À la fin du roman, l’équilibre de Rougemont est chahuté. Les Frémy, l’une des plus grandes familles de la ville, se retrouvent liés par le sang aux Fraisse qui viennent de la cité. Les Fraisse quittent leur HLM et finissent par habiter dans une grande maison. Le rempart de classe a-t-il vraiment cédé ?

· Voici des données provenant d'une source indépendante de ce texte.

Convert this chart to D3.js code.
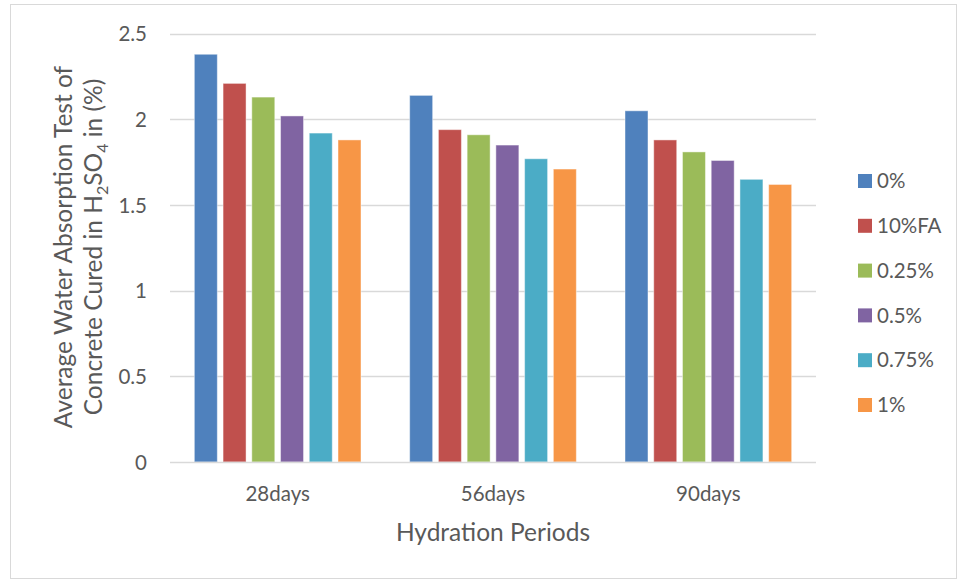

Pour Jean-Patrick Frémy, oui. Je pense qu’il ira voir les Fraisse régulièrement, c’est une nouvelle famille à laquelle il va s’attacher. Quand il part voir son demi-frère caché, Michel Fraisse, personne ne l’oblige à y aller. C’est pourtant dur pour lui d’accepter que sa mère ait eu un enfant d’un premier mariage, de découvrir tous ces mensonges, ces secrets. Il n’aura pas forcément des relations très suivies mais il les verra de temps en temps. Ça montre que les deux mondes ne sont pas hermétiquement séparés, qu’un rapprochement est possible et je pense qu’il va faire ce qu’il faut pour tirer vers le haut Marceline et sa sœur.

Après avoir sorti coup sur coup ces deux derniers romans, “Un homme sans volonté” et “Marceline ou le monde des autres”, Marc Desaubliaux devrait faire une petite pause dans son travail d’écriture. Il reviendra néanmoins avec un nouveau roman, historique cette fois. Affaire à suivre.